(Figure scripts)

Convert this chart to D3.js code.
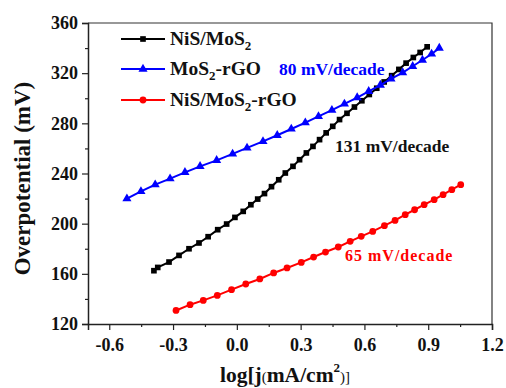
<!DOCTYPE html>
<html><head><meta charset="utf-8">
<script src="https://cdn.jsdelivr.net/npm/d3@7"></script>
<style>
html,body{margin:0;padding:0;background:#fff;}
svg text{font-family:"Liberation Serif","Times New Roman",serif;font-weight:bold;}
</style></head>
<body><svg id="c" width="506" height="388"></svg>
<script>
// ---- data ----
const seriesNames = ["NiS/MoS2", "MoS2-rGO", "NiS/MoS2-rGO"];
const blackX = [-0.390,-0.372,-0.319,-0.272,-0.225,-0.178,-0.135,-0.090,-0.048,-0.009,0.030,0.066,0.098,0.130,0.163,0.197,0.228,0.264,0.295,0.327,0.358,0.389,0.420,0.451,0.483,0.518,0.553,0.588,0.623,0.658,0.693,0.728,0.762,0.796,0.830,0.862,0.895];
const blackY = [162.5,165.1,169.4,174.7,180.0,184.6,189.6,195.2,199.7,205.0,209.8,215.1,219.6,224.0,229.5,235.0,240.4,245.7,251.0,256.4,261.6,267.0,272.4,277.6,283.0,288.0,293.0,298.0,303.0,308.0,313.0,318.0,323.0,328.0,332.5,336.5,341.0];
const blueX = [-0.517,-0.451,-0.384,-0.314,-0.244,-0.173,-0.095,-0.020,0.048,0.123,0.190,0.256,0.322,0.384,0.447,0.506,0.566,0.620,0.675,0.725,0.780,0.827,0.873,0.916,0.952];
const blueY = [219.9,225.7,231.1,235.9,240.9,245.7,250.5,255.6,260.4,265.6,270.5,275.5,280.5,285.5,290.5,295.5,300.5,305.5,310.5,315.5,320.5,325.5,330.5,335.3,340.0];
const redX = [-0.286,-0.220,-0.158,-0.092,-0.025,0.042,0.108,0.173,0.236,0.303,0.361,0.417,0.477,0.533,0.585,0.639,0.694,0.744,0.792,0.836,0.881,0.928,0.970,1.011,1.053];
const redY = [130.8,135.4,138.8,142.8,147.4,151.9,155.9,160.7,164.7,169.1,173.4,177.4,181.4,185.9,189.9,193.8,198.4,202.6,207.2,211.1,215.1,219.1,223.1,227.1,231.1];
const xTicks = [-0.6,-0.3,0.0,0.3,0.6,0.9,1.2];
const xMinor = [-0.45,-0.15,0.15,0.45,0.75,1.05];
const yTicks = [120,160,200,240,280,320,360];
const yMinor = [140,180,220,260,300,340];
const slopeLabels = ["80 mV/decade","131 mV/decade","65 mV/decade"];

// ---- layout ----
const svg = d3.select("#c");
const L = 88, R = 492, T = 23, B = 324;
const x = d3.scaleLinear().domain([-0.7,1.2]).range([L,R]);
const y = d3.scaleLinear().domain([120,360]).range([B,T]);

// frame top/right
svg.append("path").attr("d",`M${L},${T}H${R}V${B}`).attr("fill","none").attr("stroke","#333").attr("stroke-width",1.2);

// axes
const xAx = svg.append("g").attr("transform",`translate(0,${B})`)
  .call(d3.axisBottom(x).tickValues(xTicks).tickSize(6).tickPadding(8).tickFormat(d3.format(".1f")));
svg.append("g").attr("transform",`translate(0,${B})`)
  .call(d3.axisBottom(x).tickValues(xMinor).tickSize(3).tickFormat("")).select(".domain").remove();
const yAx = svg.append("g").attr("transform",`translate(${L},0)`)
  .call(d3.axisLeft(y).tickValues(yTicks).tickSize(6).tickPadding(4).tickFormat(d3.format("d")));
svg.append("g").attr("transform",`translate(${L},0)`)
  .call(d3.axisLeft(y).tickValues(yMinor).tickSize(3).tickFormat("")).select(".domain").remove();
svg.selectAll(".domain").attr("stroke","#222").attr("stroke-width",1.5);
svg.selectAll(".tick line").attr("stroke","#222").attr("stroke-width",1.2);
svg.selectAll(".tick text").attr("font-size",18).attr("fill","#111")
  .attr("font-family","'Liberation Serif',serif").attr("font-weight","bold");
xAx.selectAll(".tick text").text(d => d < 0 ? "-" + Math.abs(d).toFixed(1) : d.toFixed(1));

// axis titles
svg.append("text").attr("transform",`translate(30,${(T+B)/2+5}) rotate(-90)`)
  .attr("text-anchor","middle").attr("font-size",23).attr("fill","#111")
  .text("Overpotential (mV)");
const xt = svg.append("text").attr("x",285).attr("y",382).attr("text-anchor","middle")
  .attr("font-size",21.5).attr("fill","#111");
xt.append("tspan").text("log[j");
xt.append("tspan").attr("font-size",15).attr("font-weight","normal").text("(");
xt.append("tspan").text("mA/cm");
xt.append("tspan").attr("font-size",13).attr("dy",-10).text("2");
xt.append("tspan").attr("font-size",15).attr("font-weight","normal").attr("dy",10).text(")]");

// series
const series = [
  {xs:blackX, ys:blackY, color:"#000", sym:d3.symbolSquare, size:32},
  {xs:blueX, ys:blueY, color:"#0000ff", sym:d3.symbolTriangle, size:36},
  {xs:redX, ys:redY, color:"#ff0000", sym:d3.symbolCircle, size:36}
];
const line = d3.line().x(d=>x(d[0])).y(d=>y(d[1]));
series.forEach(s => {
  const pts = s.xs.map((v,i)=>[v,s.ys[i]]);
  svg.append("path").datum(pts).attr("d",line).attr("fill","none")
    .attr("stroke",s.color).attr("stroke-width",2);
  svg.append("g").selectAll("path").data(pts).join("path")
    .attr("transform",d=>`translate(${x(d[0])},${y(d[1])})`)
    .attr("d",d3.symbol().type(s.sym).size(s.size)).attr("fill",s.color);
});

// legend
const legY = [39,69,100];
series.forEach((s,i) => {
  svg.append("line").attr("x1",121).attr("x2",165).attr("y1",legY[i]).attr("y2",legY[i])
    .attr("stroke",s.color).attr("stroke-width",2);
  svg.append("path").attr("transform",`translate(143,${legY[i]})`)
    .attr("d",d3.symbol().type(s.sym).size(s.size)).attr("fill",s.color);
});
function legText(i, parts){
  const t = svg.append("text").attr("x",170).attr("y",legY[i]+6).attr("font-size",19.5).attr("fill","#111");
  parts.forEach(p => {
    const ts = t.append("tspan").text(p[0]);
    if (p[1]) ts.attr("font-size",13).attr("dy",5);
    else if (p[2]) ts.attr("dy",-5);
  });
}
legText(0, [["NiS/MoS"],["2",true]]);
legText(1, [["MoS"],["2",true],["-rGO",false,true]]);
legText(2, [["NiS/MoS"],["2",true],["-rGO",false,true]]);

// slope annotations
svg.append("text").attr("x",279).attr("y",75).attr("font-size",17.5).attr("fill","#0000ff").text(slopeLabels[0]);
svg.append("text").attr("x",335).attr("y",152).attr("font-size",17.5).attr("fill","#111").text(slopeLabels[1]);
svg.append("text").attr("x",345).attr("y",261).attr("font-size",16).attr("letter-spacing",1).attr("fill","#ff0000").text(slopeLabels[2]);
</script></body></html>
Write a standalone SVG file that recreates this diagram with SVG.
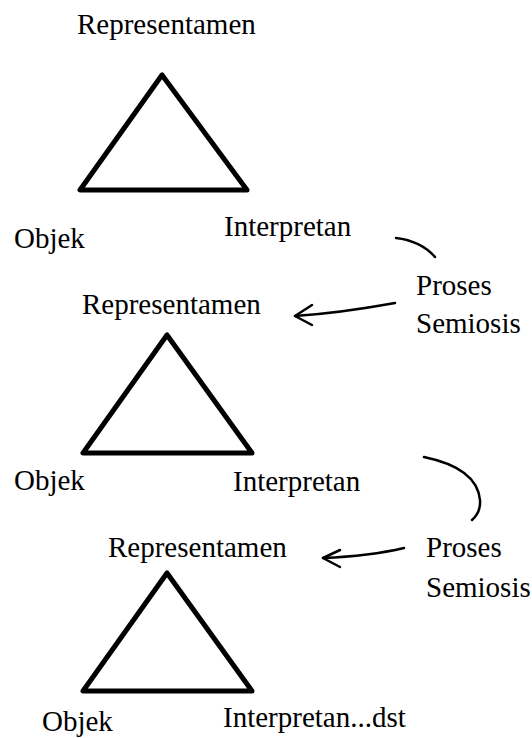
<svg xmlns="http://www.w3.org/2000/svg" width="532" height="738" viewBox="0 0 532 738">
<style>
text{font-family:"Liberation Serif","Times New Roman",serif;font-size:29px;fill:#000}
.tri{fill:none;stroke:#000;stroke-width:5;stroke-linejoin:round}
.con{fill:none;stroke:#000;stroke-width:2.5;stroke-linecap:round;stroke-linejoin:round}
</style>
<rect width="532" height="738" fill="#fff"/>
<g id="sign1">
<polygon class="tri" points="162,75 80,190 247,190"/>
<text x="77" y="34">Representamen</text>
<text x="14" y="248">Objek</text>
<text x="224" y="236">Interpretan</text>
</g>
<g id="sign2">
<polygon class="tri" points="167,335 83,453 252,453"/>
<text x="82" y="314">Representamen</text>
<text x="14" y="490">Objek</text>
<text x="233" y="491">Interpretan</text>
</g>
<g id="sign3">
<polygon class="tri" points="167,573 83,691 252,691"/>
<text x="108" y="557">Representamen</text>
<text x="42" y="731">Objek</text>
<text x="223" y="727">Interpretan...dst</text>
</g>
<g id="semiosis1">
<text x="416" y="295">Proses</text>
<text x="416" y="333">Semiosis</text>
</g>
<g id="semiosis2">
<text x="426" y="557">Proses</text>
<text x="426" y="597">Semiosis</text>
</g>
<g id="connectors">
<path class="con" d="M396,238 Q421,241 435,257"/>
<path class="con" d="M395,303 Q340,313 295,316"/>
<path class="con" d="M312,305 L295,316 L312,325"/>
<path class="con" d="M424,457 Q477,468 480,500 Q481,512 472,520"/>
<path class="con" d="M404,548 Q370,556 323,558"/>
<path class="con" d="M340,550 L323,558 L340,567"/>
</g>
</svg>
---
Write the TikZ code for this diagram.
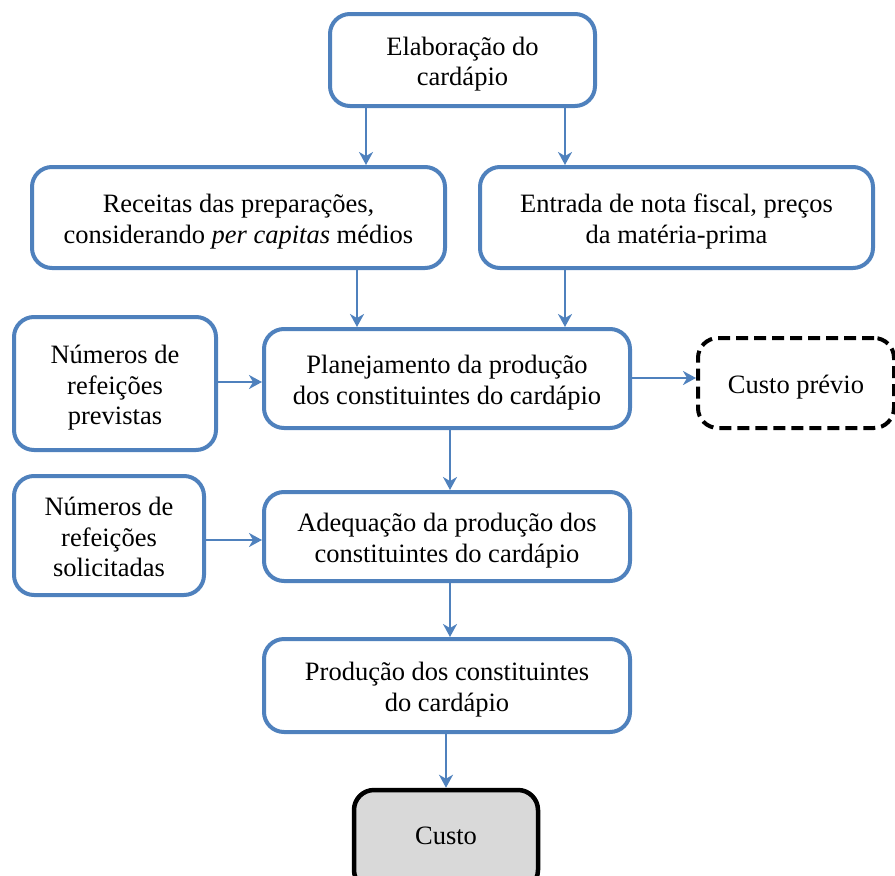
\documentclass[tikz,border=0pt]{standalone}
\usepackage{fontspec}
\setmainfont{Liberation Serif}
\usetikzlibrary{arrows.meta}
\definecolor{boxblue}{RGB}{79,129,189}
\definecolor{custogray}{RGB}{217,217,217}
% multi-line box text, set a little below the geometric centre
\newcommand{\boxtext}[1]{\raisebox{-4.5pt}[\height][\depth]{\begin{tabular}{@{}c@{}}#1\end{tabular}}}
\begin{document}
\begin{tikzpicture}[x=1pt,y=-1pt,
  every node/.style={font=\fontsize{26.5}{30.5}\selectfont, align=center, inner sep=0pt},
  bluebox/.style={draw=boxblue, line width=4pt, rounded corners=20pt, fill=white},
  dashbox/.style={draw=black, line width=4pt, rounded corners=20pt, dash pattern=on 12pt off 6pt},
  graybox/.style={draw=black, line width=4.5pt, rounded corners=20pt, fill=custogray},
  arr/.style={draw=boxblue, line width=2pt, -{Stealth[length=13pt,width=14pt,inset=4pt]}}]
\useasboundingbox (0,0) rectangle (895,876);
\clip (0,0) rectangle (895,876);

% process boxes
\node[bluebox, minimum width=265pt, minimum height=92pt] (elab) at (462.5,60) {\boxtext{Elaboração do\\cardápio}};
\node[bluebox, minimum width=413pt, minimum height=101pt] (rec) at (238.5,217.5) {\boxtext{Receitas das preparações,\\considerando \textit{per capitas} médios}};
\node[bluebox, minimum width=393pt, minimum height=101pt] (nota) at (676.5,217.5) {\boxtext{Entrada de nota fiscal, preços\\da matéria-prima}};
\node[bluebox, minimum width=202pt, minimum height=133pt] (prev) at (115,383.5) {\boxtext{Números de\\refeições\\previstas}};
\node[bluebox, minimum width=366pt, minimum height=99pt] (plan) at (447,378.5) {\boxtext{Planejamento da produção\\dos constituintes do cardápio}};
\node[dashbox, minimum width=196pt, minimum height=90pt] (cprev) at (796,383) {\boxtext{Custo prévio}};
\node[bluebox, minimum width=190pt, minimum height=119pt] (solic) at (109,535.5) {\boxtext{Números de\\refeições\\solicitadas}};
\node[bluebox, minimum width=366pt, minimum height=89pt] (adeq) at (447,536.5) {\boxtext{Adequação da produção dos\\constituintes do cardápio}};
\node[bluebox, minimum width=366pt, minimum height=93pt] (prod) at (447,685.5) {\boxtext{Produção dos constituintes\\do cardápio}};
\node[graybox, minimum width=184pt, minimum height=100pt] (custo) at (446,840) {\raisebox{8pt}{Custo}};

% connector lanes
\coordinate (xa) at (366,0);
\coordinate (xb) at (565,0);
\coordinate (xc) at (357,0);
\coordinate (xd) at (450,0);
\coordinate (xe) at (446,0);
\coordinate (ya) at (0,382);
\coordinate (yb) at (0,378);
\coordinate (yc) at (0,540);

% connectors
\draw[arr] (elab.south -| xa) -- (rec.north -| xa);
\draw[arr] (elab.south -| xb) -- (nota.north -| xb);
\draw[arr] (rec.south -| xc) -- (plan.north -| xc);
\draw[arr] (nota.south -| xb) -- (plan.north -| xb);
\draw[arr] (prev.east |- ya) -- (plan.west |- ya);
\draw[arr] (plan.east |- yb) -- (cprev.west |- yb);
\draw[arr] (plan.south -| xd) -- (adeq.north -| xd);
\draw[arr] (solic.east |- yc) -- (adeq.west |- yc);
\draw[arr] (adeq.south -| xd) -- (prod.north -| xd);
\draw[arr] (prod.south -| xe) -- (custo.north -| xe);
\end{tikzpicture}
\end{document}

**What to work on:** The required answer is a single number: the count of lines in the entries that hold the string "code".

**Solution:** 2